The album ends with "Magic and Mayhem," which begins, and then launches into a riff that's a good ape of older Black Sabbath. This song, like the two before it, is very rock and roll, but is pretty good, with a warning that none of these three really come together, and that they have no hope of being as impressively epic as "Black Winter Day" and "Drowned Maid", nor as solid as "The Castaway" and "In The Beginning". These are on the same level as "Into Hiding," but are at least more experimental and more circumspect about repetition.

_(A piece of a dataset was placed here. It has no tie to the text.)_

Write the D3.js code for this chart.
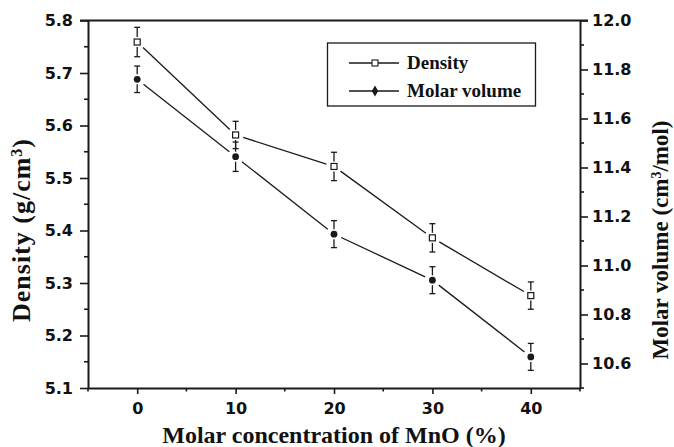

Commercially, this album may succeed, but it will probably function more as a transition to a new style which will be the band's first real wide-scale success. As an album of such intent, "Tales From the Thousand Lakes" has escaped the syndrome of aping commercially successful nineties hard rock and grunge acts. It will not revolutionize metal and more likely will help rock music assimilate it, for in the devil's bargain we gain broader tonality and technique, and lose the spirit of antisocial metal that gave it a platform to speak at all to our individual souls.